● REQUIREMENT
Your copy should be exact, beginning at the line containing "Output the Python" and ending at the line containing "from matplotlib.collections import", with both lines kept and every picture dropped.

● RECORDS SUPPLIED
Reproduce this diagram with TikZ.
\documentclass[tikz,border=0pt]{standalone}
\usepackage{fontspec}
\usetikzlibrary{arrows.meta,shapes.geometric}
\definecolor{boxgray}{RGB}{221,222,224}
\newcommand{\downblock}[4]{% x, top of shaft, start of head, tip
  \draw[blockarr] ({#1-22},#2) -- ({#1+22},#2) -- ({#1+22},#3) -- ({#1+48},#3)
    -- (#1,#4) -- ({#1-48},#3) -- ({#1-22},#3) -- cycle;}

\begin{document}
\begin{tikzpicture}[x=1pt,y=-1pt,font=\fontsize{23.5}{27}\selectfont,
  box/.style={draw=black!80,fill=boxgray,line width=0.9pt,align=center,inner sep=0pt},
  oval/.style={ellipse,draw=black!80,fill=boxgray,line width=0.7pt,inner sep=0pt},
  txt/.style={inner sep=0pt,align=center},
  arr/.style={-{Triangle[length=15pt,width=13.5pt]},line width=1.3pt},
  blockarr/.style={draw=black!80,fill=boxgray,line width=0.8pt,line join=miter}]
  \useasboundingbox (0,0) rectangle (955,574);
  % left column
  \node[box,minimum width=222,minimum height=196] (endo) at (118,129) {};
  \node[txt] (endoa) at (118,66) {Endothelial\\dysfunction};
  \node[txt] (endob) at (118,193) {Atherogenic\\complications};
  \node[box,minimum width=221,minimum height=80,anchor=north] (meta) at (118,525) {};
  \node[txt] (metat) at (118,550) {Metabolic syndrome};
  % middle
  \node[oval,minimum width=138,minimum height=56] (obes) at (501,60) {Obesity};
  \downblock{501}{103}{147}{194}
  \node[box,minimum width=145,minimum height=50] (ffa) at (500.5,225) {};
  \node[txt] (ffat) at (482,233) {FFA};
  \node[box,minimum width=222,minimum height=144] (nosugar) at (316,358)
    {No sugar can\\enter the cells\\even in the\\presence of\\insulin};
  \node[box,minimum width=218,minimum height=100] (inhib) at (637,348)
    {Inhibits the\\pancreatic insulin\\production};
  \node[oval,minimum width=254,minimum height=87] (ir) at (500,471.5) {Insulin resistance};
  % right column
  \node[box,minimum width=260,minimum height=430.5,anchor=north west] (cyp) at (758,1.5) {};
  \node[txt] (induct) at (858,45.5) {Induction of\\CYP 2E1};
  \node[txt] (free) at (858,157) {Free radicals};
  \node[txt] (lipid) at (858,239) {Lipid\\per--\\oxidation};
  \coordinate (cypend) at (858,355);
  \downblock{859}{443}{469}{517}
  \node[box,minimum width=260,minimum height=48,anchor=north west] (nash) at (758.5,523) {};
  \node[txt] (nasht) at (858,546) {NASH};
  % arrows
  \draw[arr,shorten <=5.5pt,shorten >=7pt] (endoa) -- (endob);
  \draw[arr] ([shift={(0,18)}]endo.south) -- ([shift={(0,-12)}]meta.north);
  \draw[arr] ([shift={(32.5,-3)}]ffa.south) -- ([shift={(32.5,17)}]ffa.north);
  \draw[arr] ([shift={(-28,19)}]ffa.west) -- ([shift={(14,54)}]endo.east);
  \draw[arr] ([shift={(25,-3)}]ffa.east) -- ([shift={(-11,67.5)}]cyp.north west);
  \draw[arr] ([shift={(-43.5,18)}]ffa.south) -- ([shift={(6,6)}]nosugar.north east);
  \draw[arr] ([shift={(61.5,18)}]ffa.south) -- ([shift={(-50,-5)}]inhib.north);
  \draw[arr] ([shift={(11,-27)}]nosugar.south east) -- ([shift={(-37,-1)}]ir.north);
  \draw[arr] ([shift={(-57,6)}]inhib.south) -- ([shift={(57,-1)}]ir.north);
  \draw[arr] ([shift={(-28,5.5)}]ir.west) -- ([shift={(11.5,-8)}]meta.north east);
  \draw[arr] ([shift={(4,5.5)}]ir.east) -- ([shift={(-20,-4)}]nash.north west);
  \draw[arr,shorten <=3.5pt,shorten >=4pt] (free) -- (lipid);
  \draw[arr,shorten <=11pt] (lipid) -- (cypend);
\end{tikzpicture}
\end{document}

...

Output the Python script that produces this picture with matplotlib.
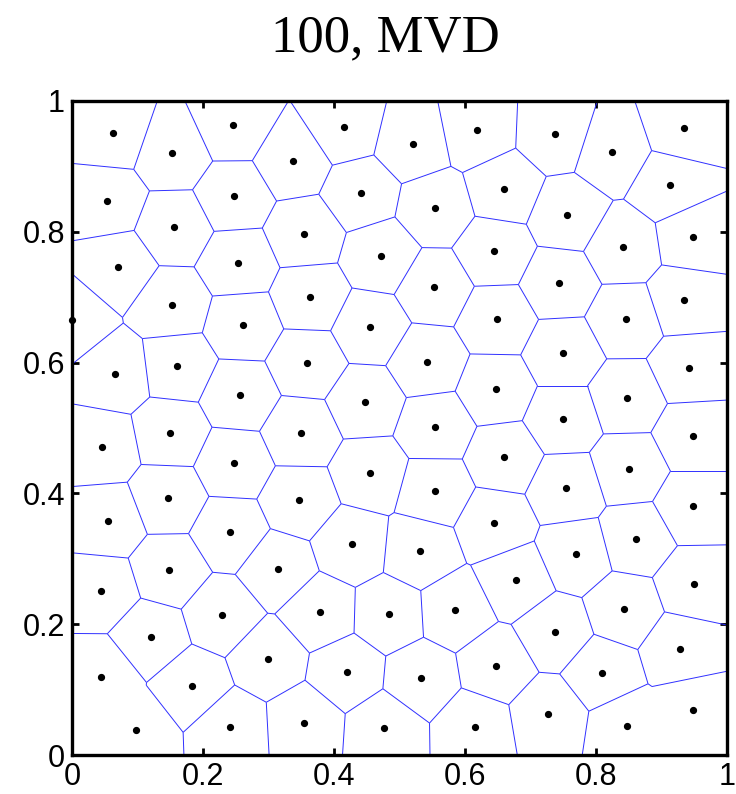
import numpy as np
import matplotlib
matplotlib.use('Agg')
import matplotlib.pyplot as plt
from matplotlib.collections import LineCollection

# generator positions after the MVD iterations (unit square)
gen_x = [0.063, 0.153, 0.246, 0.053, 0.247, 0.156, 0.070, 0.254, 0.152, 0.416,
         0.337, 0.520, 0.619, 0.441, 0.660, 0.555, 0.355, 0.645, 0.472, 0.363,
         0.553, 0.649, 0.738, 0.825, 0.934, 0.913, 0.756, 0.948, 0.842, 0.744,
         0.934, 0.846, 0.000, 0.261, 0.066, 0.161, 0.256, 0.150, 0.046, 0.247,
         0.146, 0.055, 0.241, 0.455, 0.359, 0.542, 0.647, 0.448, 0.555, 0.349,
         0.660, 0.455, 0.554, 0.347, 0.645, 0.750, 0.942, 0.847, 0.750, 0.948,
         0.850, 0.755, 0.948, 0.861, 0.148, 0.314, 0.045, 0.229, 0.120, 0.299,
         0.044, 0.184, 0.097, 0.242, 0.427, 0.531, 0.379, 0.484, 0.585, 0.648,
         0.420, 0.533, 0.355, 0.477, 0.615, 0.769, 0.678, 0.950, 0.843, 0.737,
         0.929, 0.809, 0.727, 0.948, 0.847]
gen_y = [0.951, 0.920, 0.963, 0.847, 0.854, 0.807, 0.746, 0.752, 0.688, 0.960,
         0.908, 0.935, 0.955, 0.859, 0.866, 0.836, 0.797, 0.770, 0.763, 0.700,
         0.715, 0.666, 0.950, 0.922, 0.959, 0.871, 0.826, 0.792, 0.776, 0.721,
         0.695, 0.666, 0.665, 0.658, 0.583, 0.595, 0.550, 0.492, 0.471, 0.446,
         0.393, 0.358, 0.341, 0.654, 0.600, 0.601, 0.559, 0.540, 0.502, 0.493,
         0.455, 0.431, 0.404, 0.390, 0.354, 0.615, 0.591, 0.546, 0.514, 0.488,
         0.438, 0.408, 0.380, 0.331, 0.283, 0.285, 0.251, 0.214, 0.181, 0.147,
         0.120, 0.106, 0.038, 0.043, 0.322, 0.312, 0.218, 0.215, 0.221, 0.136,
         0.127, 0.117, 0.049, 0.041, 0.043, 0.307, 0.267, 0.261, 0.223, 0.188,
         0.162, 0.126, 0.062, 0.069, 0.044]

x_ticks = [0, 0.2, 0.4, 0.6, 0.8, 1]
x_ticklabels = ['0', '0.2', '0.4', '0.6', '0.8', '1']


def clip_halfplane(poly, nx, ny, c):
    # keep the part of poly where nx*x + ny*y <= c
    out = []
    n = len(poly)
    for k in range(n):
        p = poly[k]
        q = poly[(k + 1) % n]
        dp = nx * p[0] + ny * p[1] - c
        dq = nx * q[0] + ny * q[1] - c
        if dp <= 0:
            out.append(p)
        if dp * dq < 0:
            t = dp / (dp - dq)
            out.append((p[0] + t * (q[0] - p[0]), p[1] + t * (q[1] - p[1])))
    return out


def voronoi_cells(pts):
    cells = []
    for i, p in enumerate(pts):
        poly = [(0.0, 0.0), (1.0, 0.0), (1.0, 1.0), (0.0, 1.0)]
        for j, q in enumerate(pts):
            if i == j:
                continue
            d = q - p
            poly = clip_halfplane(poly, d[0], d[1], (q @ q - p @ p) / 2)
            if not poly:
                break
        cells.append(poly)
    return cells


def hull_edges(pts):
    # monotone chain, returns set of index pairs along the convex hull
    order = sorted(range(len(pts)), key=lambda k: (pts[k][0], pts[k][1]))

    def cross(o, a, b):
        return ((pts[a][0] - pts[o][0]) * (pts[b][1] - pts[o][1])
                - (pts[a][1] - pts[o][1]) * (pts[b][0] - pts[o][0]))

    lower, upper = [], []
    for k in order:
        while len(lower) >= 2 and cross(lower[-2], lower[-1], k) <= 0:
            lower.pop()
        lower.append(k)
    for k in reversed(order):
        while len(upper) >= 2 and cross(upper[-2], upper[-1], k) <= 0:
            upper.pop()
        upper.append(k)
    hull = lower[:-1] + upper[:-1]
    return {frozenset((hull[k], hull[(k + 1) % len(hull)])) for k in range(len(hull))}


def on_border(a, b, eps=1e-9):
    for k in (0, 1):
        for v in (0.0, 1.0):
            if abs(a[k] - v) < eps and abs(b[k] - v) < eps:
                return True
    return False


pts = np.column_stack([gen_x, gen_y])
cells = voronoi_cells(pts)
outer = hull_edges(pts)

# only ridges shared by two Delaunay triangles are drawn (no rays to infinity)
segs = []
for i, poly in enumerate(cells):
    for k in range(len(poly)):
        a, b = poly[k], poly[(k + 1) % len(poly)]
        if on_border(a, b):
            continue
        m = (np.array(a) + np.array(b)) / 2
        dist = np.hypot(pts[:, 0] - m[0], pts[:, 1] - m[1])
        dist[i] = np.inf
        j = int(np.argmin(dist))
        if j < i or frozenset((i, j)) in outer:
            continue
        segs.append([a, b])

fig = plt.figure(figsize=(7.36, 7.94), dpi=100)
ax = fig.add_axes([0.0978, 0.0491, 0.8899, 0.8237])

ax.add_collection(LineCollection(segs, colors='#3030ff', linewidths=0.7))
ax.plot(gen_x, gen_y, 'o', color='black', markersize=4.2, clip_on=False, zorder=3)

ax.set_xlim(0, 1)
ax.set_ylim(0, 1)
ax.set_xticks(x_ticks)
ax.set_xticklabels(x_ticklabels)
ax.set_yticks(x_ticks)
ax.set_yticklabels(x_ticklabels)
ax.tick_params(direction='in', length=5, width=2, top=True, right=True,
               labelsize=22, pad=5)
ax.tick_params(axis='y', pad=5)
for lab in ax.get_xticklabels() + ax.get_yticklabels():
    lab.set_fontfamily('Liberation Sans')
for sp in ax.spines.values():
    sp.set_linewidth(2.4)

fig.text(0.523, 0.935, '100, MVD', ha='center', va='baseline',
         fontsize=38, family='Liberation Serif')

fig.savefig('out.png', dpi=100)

---

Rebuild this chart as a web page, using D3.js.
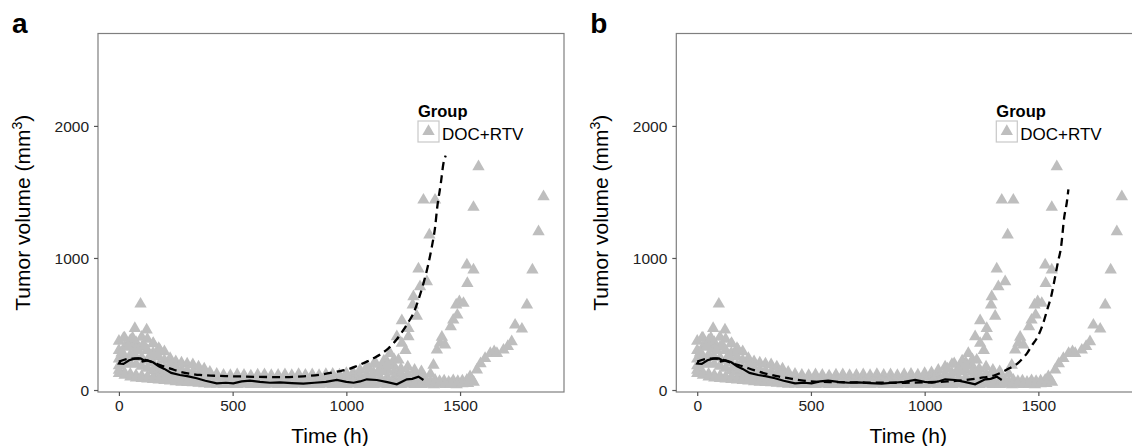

● TASK SOLUTION
Output the Python script that produces this picture with matplotlib.
import numpy as np
import matplotlib
matplotlib.use('Agg')
import matplotlib.pyplot as plt
from matplotlib.collections import LineCollection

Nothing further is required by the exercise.